Reticles are typically stored in an atmospheric environment. In preparation for exposure, the reticles are transported from the atmospheric environment to a high vacuum environment. Of prime concern in EUV lithography, is how to transition reticles from the atmospheric pressure environment to the high vacuum environment without adding particles to critical areas of the reticle henceforth, the “reticle pattern” or the “patterned areas” during transient confusion. Transient confusion refers to the stirring up of the particles in the loadlock of the EUV lithography tool by the turbulent air currents resulting from having to remove the air from the loadlock. This is a new problem in the context of lithography tools, since the EUV tool is the first tool to expose the reticle in vacuum and without a protective pellicle.
A similar problem has been encountered before by those who design the tools that write masks, henceforth “mask writer tools”. Mask writer tools use one or more electron beams to write mask blanks directly from the design data, a few pixels at a time, which takes a long time (as opposed to copying a pattern from the mask to the wafer in one quick pass with light as lithography tools do). Electron beams in mask writers have always required the reticle to be exposed in high vacuum and have precluded the use of pellicles, similarly to EUV light in lithography.

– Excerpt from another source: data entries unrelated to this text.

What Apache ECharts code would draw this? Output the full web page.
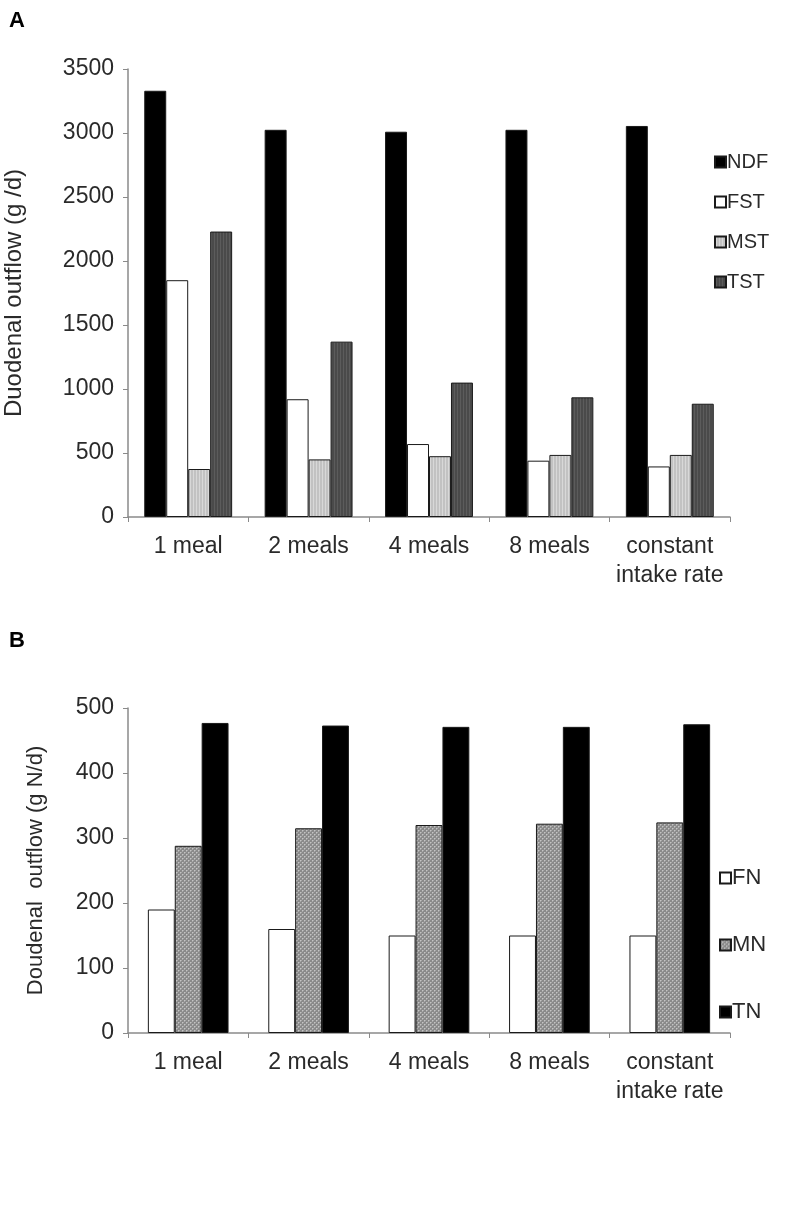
<!DOCTYPE html>
<html><head><meta charset="utf-8">
<script src="https://cdn.jsdelivr.net/npm/echarts@6/dist/echarts.min.js"></script>
<style>html,body{margin:0;padding:0;background:#fff}#c{width:800px;height:1206px}</style>
</head><body><div id="c"></div>
<script>
// ---- data ----
const categories = ['1 meal', '2 meals', '4 meals', '8 meals', 'constant\nintake rate'];
const ndf = [3330, 3025, 3010, 3025, 3055];
const fst = [1850, 920, 570, 440, 395];
const mst = [375, 450, 475, 485, 485];
const tst = [2230, 1370, 1050, 935, 885];
const yTicksA = { min: 0, max: 3500, step: 500 };
const fn = [190, 160, 150, 150, 150];
const mn = [288, 315, 320, 322, 324];
const tn = [477, 473, 471, 471, 475];
const yTicksB = { min: 0, max: 500, step: 100 };

// ---- patterns ----
function pattern(w, h, draw) {
  const c = document.createElement('canvas'); c.width = w; c.height = h;
  const g = c.getContext('2d'); draw(g);
  return { image: c, repeat: 'repeat' };
}
const mstFill = pattern(3, 3, g => { g.fillStyle = '#c2c2c2'; g.fillRect(0,0,3,3); g.fillStyle = '#d8d8d8'; g.fillRect(1,0,1,3); });
const tstFill = pattern(3, 3, g => { g.fillStyle = '#4a4a4a'; g.fillRect(0,0,3,3); g.fillStyle = '#5c5c5c'; g.fillRect(1,0,1,3); });
const mnFill = pattern(4, 4, g => {
  g.fillStyle = '#8a8a8a'; g.fillRect(0,0,4,4);
  g.fillStyle = '#c4c4c4'; g.fillRect(0,0,1,1); g.fillRect(2,2,1,1);
  g.fillStyle = '#a8a8a8'; g.fillRect(1,0,1,1); g.fillRect(0,1,1,1); g.fillRect(3,2,1,1); g.fillRect(2,3,1,1);
});

const font = 'Liberation Sans, Arial, sans-serif';
const txt = '#2a2a2a';
const axisGray = '#8a8a8a';

function xAx(gi) {
  return {
    type: 'category', gridIndex: gi, data: categories,
    axisLine: { lineStyle: { color: axisGray, width: 1.5 } },
    axisTick: { show: true, length: 5, lineStyle: { color: axisGray } },
    axisLabel: { fontFamily: font, fontSize: 23, color: txt, margin: 15, lineHeight: 29, interval: 0 }
  };
}
function yAx(gi, t, name, gap, nameSize) {
  return {
    type: 'value', gridIndex: gi, min: t.min, max: t.max, interval: t.step,
    name: name, nameLocation: 'middle', nameRotate: 90, nameGap: gap,
    nameTextStyle: { fontFamily: font, fontSize: nameSize, color: txt },
    splitLine: { show: false },
    axisLine: { show: true, lineStyle: { color: axisGray, width: 1.5 } },
    axisTick: { show: true, length: 5, lineStyle: { color: axisGray } },
    axisLabel: { fontFamily: font, fontSize: 23, color: txt, margin: 14, formatter: v => String(v) }
  };
}
const border = { borderColor: '#1a1a1a', borderWidth: 1 };
function bar(name, data, color, gi, gap) {
  return {
    name: name, type: 'bar', data: data, xAxisIndex: gi, yAxisIndex: gi,
    barGap: '0%', barCategoryGap: gap,
    itemStyle: Object.assign({ color: color }, border),
    emphasis: { disabled: true }, animation: false
  };
}

const chart = echarts.init(document.getElementById('c'), null, { renderer: 'canvas' });
chart.setOption({
  animation: false,
  backgroundColor: '#fff',
  title: [
    { text: 'A', left: 4, top: 5, textStyle: { fontFamily: font, fontSize: 22, fontWeight: 'bold', color: '#000' } },
    { text: 'B', left: 4, top: 625, textStyle: { fontFamily: font, fontSize: 22, fontWeight: 'bold', color: '#000' } }
  ],
  grid: [
    { left: 128, top: 69, width: 602, height: 448, containLabel: false, outerBoundsMode: 'none' },
    { left: 128, top: 708, width: 602, height: 325, containLabel: false, outerBoundsMode: 'none' }
  ],
  xAxis: [xAx(0), xAx(1)],
  yAxis: [yAx(0, yTicksA, 'Duodenal outflow (g /d)', 102, 24), yAx(1, yTicksB, 'Doudenal  outflow (g N/d)', 81, 22)],
  legend: [
    { data: ['NDF', 'FST', 'MST', 'TST'], orient: 'vertical', left: 709, top: 147, itemWidth: 11, itemHeight: 11,
      itemGap: 20, icon: 'rect', selectedMode: false,
      textStyle: { fontFamily: font, fontSize: 20, color: txt, padding: [0, 0, 0, -4] } },
    { data: ['FN', 'MN', 'TN'], orient: 'vertical', left: 714, top: 862, itemWidth: 11, itemHeight: 11,
      itemGap: 45, icon: 'rect', selectedMode: false,
      textStyle: { fontFamily: font, fontSize: 22, color: txt, padding: [0, 0, 0, -4] } }
  ],
  series: [
    bar('NDF', ndf, '#000000', 0, '27%'),
    bar('FST', fst, '#ffffff', 0, '27%'),
    bar('MST', mst, mstFill, 0, '27%'),
    bar('TST', tst, tstFill, 0, '27%'),
    bar('FN', fn, '#ffffff', 1, '33%'),
    bar('MN', mn, mnFill, 1, '33%'),
    bar('TN', tn, '#000000', 1, '33%')
  ]
});
</script></body></html>
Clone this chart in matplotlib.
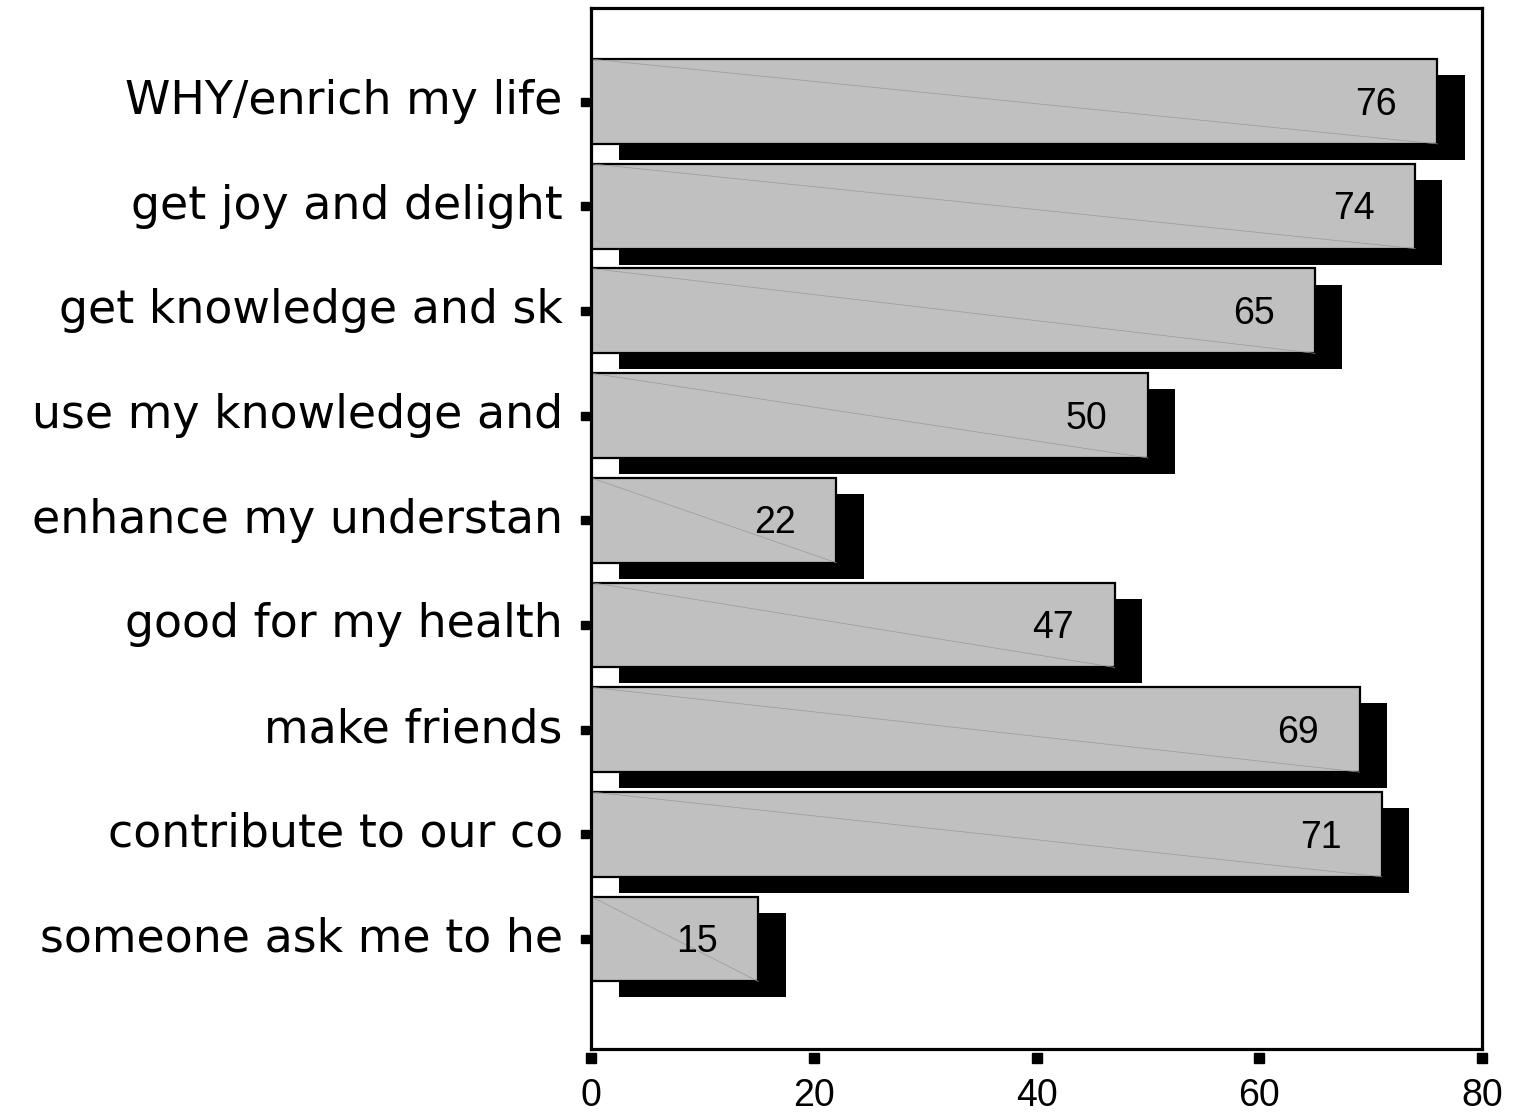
import numpy as np
import matplotlib.pyplot as plt
from matplotlib import transforms

labels = ["WHY/enrich my life", "get joy and delight", "get knowledge and sk",
          "use my knowledge and", "enhance my understan", "good for my health",
          "make friends", "contribute to our co", "someone ask me to he"]
values = [76, 74, 65, 50, 22, 47, 69, 71, 15]
xticks = [0, 20, 40, 60, 80]

fig = plt.figure(figsize=(15.2, 11.13), dpi=100)
ax = fig.add_axes([0.389, 0.0575, 0.586, 0.9353])

y = np.arange(len(values))
h = 0.81
dx, dy = 2.45, 0.153

# shadow
ax.barh(y + dy, values, left=dx, height=h, color="black", zorder=1)
# bars
ax.barh(y, values, height=h, color="#c0c0c0", edgecolor="black", linewidth=1.6, zorder=2)
# thin diagonal artifacts
for yi, v in zip(y, values):
    ax.plot([0, v], [yi - h / 2, yi + h / 2], color="#999999", lw=0.5, zorder=3)
    ax.text(v - 5.5, yi + 0.03, str(v), ha="center", va="center",
            fontsize=27, family="Liberation Sans", zorder=4)

ax.set_xlim(0, 80)
ax.set_ylim(len(values) - 1 + 1.05, -0.893)

for s in ax.spines.values():
    s.set_linewidth(2.3)
    s.set_zorder(5)

ax.set_yticks([])
ax.set_xticks([])

# detached square tick marks
tb = transforms.blended_transform_factory(ax.transData, ax.transAxes)
ax.plot(xticks, [-0.0085] * len(xticks), ls="none", marker="s", ms=6.5, color="black",
        transform=tb, clip_on=False)
for t in xticks:
    ax.text(t, -0.028, str(t), transform=tb, ha="center", va="top",
            fontsize=27, family="Liberation Sans")

lb = transforms.blended_transform_factory(ax.transAxes, ax.transData)
ax.plot([-0.0075] * len(y), y, ls="none", marker="s", ms=5.5, color="black",
        transform=lb, clip_on=False)
for yi, lab in zip(y, labels):
    ax.text(-0.032, yi, lab, transform=lb, ha="right", va="center",
            fontsize=33, family="DejaVu Sans")

fig.savefig("out.png", dpi=100)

In the paper titled “New Mask Blank Handling System for the Advanced Electron Beam Writer” (published in the proceedings of the 19th Annual BACUS Symposium on Photomask Technology, September 1999, SPIE Vol. 3873, ref # 0277-786/99) Yoshitake et al. describe their solution to the problem. In summary, Yoshitake found that if during the transition between atmospheric pressure and vacuum, the mask blank is maintained inside a box having membrane filters (the Clean Filter Pod or CFP), many fewer particles tend to settle on the mask blank. Hence, Yoshitake's solution was to put the mask blank inside a permeable-to-gas-only box, place the box inside the loadlock, transition the loadlock between atmospheric pressure and vacuum, open the box, and remove the mask blank from the box and the loadlock.
The Yoshitake solution, however, introduces additional problems to be solved. First, in the example where the masks are contained in a closed box or pod, the masks are unprotected. Consequently, there is a potential for contamination of the masks when the closed box or pod is opened. Second, in the example where the masks are contained in a box having filters, the same device is used to remove the mask blanks from the box. This creates the potential for cross-contamination.
Briefly stated, there is a need for a way of further reducing the potential for reticle contamination during transport. Likewise, there is also a need to reduce the potential for reticle contamination while it is transitioning between atmospheric pressure and vacuum.